— Supplied information —
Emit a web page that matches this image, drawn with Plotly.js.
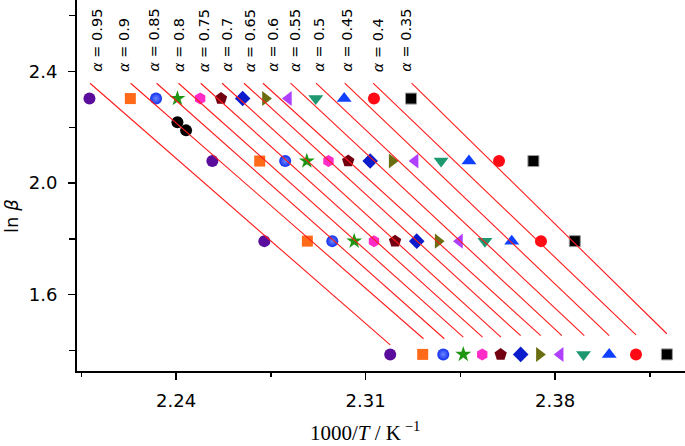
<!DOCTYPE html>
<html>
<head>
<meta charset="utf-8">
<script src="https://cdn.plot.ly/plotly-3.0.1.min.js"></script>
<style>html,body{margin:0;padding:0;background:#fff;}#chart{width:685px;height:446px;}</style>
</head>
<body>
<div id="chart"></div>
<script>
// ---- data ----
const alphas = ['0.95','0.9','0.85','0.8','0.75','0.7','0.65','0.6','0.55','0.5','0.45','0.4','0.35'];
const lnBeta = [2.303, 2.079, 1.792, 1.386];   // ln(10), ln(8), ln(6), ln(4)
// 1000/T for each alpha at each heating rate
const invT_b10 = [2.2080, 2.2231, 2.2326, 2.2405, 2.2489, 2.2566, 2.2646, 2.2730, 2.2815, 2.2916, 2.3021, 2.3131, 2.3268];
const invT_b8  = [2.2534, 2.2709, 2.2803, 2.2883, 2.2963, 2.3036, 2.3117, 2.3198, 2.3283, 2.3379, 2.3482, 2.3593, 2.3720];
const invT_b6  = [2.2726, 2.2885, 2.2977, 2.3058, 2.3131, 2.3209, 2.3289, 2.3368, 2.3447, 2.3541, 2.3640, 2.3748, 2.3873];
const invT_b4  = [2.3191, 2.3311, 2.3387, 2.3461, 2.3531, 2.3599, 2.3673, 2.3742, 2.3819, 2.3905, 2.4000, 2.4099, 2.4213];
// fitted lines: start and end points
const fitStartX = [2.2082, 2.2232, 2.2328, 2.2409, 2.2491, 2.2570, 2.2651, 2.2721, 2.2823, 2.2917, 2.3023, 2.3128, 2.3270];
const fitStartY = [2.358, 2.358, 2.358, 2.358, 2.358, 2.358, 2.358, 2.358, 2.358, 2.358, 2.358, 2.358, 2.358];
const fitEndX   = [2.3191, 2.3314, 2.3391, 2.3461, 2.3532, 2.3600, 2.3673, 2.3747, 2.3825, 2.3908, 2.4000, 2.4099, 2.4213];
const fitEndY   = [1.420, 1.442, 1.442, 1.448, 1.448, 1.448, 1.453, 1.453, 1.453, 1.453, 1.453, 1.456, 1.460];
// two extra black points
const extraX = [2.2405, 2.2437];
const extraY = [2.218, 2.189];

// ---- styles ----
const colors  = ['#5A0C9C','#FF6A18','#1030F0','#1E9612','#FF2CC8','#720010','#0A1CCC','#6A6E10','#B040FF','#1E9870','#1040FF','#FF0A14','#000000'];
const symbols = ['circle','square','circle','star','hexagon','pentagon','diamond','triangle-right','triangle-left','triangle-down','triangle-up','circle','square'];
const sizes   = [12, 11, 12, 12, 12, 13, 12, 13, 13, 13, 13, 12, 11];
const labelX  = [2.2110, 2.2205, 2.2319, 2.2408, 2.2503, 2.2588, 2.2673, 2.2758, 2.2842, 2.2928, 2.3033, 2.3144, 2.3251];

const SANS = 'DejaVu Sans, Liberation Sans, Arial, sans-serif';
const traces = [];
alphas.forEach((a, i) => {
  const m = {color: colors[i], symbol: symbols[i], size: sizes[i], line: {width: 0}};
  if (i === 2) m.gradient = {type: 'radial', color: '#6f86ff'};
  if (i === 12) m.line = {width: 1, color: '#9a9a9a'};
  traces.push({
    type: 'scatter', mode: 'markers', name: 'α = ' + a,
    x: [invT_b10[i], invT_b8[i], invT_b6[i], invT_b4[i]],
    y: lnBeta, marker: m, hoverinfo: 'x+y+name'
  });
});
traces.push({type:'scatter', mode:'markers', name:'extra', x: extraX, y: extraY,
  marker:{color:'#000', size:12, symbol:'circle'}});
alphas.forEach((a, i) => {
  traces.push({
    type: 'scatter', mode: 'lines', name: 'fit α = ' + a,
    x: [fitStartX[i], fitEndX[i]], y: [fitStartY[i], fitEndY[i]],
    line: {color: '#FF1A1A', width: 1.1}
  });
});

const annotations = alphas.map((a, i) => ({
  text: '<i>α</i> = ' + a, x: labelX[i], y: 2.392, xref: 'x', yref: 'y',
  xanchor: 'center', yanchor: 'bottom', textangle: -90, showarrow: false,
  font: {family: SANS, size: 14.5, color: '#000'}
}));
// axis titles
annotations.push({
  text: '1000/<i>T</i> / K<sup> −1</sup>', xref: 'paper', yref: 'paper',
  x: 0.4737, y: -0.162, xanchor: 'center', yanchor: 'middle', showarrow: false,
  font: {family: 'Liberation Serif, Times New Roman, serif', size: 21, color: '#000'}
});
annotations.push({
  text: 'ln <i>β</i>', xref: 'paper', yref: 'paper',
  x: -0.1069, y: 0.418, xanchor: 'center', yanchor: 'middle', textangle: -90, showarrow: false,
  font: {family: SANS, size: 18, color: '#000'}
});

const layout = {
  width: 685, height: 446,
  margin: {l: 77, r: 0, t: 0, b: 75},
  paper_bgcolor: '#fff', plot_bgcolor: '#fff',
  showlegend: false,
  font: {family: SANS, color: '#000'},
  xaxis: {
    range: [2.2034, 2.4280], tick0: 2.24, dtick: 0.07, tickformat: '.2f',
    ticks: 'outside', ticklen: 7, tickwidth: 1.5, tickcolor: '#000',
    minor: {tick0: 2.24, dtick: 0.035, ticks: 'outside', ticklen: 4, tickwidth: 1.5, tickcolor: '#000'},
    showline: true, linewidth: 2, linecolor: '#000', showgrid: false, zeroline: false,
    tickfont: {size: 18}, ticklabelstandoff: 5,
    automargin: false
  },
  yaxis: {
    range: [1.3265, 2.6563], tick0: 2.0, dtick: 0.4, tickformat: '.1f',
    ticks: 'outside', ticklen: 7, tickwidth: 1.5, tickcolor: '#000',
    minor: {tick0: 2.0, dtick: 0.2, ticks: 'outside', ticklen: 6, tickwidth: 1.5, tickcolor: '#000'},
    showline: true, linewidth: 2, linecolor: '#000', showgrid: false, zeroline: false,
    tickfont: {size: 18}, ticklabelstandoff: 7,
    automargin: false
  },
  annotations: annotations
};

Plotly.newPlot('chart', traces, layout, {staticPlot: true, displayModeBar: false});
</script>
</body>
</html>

— Work required —
Transcribe all of the material exactly, leaving out whatever pictures it contains.

— Exercise response —
Emit a web page that matches this image, drawn with Plotly.js.
<!DOCTYPE html>
<html>
<head>
<meta charset="utf-8">
<script src="https://cdn.plot.ly/plotly-3.0.1.min.js"></script>
<style>html,body{margin:0;padding:0;background:#fff;}#chart{width:685px;height:446px;}</style>
</head>
<body>
<div id="chart"></div>
<script>
// ---- data ----
const alphas = ['0.95','0.9','0.85','0.8','0.75','0.7','0.65','0.6','0.55','0.5','0.45','0.4','0.35'];
const lnBeta = [2.303, 2.079, 1.792, 1.386];   // ln(10), ln(8), ln(6), ln(4)
// 1000/T for each alpha at each heating rate
const invT_b10 = [2.2080, 2.2231, 2.2326, 2.2405, 2.2489, 2.2566, 2.2646, 2.2730, 2.2815, 2.2916, 2.3021, 2.3131, 2.3268];
const invT_b8  = [2.2534, 2.2709, 2.2803, 2.2883, 2.2963, 2.3036, 2.3117, 2.3198, 2.3283, 2.3379, 2.3482, 2.3593, 2.3720];
const invT_b6  = [2.2726, 2.2885, 2.2977, 2.3058, 2.3131, 2.3209, 2.3289, 2.3368, 2.3447, 2.3541, 2.3640, 2.3748, 2.3873];
const invT_b4  = [2.3191, 2.3311, 2.3387, 2.3461, 2.3531, 2.3599, 2.3673, 2.3742, 2.3819, 2.3905, 2.4000, 2.4099, 2.4213];
// fitted lines: start and end points
const fitStartX = [2.2082, 2.2232, 2.2328, 2.2409, 2.2491, 2.2570, 2.2651, 2.2721, 2.2823, 2.2917, 2.3023, 2.3128, 2.3270];
const fitStartY = [2.358, 2.358, 2.358, 2.358, 2.358, 2.358, 2.358, 2.358, 2.358, 2.358, 2.358, 2.358, 2.358];
const fitEndX   = [2.3191, 2.3314, 2.3391, 2.3461, 2.3532, 2.3600, 2.3673, 2.3747, 2.3825, 2.3908, 2.4000, 2.4099, 2.4213];
const fitEndY   = [1.420, 1.442, 1.442, 1.448, 1.448, 1.448, 1.453, 1.453, 1.453, 1.453, 1.453, 1.456, 1.460];
// two extra black points
const extraX = [2.2405, 2.2437];
const extraY = [2.218, 2.189];

// ---- styles ----
const colors  = ['#5A0C9C','#FF6A18','#1030F0','#1E9612','#FF2CC8','#720010','#0A1CCC','#6A6E10','#B040FF','#1E9870','#1040FF','#FF0A14','#000000'];
const symbols = ['circle','square','circle','star','hexagon','pentagon','diamond','triangle-right','triangle-left','triangle-down','triangle-up','circle','square'];
const sizes   = [12, 11, 12, 12, 12, 13, 12, 13, 13, 13, 13, 12, 11];
const labelX  = [2.2110, 2.2205, 2.2319, 2.2408, 2.2503, 2.2588, 2.2673, 2.2758, 2.2842, 2.2928, 2.3033, 2.3144, 2.3251];

const SANS = 'DejaVu Sans, Liberation Sans, Arial, sans-serif';
const traces = [];
alphas.forEach((a, i) => {
  const m = {color: colors[i], symbol: symbols[i], size: sizes[i], line: {width: 0}};
  if (i === 2) m.gradient = {type: 'radial', color: '#6f86ff'};
  if (i === 12) m.line = {width: 1, color: '#9a9a9a'};
  traces.push({
    type: 'scatter', mode: 'markers', name: 'α = ' + a,
    x: [invT_b10[i], invT_b8[i], invT_b6[i], invT_b4[i]],
    y: lnBeta, marker: m, hoverinfo: 'x+y+name'
  });
});
traces.push({type:'scatter', mode:'markers', name:'extra', x: extraX, y: extraY,
  marker:{color:'#000', size:12, symbol:'circle'}});
alphas.forEach((a, i) => {
  traces.push({
    type: 'scatter', mode: 'lines', name: 'fit α = ' + a,
    x: [fitStartX[i], fitEndX[i]], y: [fitStartY[i], fitEndY[i]],
    line: {color: '#FF1A1A', width: 1.1}
  });
});

const annotations = alphas.map((a, i) => ({
  text: '<i>α</i> = ' + a, x: labelX[i], y: 2.392, xref: 'x', yref: 'y',
  xanchor: 'center', yanchor: 'bottom', textangle: -90, showarrow: false,
  font: {family: SANS, size: 14.5, color: '#000'}
}));
// axis titles
annotations.push({
  text: '1000/<i>T</i> / K<sup> −1</sup>', xref: 'paper', yref: 'paper',
  x: 0.4737, y: -0.162, xanchor: 'center', yanchor: 'middle', showarrow: false,
  font: {family: 'Liberation Serif, Times New Roman, serif', size: 21, color: '#000'}
});
annotations.push({
  text: 'ln <i>β</i>', xref: 'paper', yref: 'paper',
  x: -0.1069, y: 0.418, xanchor: 'center', yanchor: 'middle', textangle: -90, showarrow: false,
  font: {family: SANS, size: 18, color: '#000'}
});

const layout = {
  width: 685, height: 446,
  margin: {l: 77, r: 0, t: 0, b: 75},
  paper_bgcolor: '#fff', plot_bgcolor: '#fff',
  showlegend: false,
  font: {family: SANS, color: '#000'},
  xaxis: {
    range: [2.2034, 2.4280], tick0: 2.24, dtick: 0.07, tickformat: '.2f',
    ticks: 'outside', ticklen: 7, tickwidth: 1.5, tickcolor: '#000',
    minor: {tick0: 2.24, dtick: 0.035, ticks: 'outside', ticklen: 4, tickwidth: 1.5, tickcolor: '#000'},
    showline: true, linewidth: 2, linecolor: '#000', showgrid: false, zeroline: false,
    tickfont: {size: 18}, ticklabelstandoff: 5,
    automargin: false
  },
  yaxis: {
    range: [1.3265, 2.6563], tick0: 2.0, dtick: 0.4, tickformat: '.1f',
    ticks: 'outside', ticklen: 7, tickwidth: 1.5, tickcolor: '#000',
    minor: {tick0: 2.0, dtick: 0.2, ticks: 'outside', ticklen: 6, tickwidth: 1.5, tickcolor: '#000'},
    showline: true, linewidth: 2, linecolor: '#000', showgrid: false, zeroline: false,
    tickfont: {size: 18}, ticklabelstandoff: 7,
    automargin: false
  },
  annotations: annotations
};

Plotly.newPlot('chart', traces, layout, {staticPlot: true, displayModeBar: false});
</script>
</body>
</html>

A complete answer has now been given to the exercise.